The request:
Include the line with "in range(1, 13)]" and every line before it in the entries below, echoed exactly, but not the pictures.

┌─ Available data

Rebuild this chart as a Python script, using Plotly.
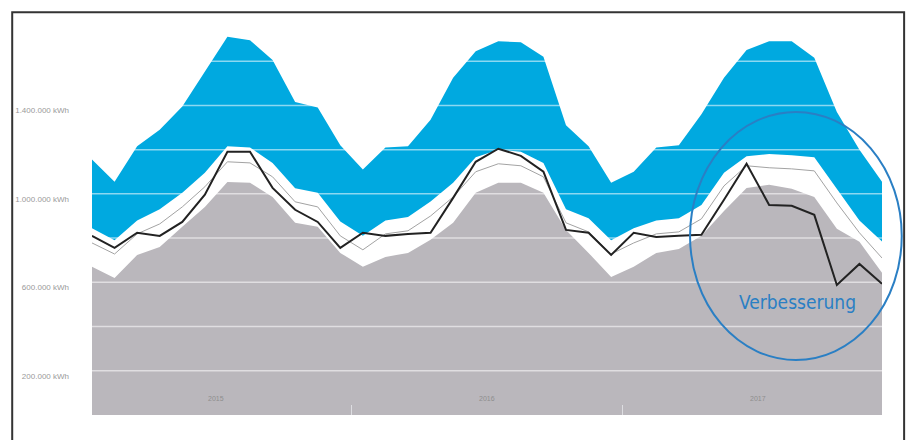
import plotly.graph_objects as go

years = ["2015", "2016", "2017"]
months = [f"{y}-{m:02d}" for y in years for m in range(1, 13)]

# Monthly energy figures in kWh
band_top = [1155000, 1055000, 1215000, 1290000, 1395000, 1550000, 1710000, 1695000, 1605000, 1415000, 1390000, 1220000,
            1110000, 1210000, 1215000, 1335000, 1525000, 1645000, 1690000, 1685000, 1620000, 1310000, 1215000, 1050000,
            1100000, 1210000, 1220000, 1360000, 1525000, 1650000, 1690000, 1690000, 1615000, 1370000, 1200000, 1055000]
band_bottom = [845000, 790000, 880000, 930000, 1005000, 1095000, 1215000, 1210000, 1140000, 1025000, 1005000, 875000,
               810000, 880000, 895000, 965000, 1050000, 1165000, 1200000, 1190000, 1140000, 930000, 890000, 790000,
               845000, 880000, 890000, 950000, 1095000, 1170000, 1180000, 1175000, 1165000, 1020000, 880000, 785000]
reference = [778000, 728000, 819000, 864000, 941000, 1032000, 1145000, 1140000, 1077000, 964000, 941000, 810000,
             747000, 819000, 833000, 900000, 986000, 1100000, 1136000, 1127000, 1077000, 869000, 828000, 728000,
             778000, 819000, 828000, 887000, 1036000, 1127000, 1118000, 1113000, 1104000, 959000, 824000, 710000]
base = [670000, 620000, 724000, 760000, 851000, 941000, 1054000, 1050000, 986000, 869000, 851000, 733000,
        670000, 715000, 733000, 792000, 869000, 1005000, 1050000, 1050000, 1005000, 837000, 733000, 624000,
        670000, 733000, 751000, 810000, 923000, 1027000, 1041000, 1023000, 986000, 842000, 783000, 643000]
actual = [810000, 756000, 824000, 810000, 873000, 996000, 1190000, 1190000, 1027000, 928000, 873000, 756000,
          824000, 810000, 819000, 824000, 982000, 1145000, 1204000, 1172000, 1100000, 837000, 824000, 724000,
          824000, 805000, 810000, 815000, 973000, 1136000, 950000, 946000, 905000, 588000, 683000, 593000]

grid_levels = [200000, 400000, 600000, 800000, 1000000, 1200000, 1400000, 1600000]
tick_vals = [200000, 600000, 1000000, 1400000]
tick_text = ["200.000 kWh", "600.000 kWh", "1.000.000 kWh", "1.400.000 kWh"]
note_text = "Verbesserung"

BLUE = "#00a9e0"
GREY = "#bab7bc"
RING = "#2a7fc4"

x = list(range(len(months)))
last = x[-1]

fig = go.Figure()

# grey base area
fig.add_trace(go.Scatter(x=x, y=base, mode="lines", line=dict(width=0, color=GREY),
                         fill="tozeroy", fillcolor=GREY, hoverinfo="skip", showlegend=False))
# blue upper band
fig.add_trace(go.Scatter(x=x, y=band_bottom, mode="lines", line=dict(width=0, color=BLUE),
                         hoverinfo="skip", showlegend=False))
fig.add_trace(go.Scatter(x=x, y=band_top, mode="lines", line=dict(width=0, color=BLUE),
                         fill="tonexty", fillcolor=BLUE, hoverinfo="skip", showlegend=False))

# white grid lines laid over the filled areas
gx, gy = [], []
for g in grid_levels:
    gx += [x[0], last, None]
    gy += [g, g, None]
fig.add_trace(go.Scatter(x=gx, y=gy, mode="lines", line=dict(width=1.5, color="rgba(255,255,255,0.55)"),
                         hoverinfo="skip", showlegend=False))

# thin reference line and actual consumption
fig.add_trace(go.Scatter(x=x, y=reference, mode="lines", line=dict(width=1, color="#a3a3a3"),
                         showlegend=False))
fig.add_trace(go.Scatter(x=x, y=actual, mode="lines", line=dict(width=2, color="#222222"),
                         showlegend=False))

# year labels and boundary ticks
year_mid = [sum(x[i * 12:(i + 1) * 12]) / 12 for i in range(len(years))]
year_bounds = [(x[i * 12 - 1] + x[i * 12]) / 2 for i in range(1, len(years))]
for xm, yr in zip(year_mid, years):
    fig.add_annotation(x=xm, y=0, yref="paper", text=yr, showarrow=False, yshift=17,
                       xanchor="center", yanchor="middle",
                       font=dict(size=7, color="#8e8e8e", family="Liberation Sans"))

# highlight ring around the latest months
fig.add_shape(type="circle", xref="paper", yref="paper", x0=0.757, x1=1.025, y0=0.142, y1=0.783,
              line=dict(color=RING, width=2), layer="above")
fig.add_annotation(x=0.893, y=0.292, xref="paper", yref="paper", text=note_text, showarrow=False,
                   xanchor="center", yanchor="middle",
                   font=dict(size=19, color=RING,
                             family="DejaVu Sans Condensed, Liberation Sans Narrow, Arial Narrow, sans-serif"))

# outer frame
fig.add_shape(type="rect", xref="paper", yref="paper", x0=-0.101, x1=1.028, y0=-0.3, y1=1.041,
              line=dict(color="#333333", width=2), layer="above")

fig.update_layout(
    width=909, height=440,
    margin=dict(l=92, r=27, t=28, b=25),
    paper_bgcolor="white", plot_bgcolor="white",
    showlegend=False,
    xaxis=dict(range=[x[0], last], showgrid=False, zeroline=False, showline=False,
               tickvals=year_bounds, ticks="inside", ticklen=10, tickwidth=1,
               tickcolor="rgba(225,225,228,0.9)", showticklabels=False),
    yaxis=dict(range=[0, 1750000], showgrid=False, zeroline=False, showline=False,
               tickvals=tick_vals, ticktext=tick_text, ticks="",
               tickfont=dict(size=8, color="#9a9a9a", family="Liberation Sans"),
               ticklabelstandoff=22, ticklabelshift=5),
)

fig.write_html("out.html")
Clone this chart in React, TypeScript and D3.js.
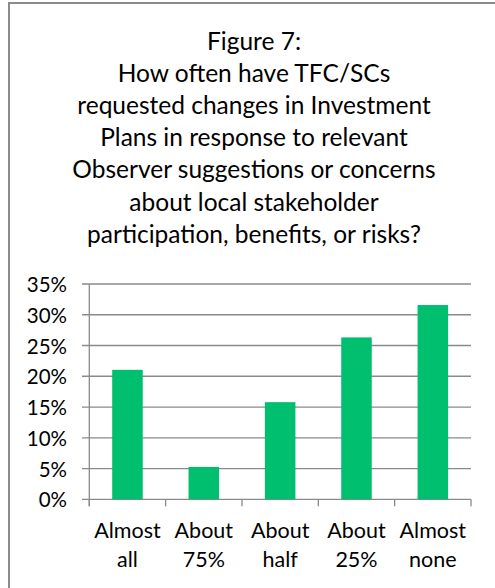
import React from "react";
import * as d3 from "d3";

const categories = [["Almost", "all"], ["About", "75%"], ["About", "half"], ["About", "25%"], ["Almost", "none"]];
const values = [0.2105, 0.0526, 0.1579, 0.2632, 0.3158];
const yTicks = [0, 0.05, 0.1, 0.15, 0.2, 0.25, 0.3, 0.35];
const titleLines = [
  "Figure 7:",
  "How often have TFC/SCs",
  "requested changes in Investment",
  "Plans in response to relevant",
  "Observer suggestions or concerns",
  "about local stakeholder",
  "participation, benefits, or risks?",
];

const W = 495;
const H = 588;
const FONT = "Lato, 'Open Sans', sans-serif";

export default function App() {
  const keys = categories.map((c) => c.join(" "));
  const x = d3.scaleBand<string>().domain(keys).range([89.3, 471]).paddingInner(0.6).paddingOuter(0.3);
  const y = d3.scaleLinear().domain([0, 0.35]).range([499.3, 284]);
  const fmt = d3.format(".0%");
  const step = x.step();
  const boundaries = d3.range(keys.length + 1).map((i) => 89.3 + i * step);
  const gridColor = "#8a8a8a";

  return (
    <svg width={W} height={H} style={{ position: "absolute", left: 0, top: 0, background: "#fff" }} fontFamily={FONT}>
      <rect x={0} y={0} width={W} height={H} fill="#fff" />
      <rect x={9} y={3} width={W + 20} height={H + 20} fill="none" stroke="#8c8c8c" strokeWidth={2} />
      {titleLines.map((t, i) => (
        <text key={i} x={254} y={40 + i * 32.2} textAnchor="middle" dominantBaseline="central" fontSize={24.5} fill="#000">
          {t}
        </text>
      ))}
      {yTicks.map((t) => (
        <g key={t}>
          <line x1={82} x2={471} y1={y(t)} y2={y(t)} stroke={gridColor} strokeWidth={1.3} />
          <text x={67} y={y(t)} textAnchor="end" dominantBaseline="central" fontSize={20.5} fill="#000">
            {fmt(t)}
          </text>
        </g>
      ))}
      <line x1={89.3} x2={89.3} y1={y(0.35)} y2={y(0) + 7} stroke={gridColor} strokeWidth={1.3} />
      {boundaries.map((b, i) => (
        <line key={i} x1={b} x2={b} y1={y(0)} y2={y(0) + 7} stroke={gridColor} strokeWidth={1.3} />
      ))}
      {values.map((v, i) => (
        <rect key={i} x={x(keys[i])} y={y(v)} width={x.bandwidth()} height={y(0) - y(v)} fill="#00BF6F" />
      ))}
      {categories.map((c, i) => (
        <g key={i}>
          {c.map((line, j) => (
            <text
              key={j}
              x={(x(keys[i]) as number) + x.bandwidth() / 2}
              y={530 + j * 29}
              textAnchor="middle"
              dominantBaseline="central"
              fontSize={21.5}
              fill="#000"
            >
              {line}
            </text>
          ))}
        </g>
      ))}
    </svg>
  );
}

└─

Reply:
Rebuild this chart as a Python script, using Plotly.
import plotly.graph_objects as go

years = ["2015", "2016", "2017"]
months = [f"{y}-{m:02d}" for y in years for m in range(1, 13)]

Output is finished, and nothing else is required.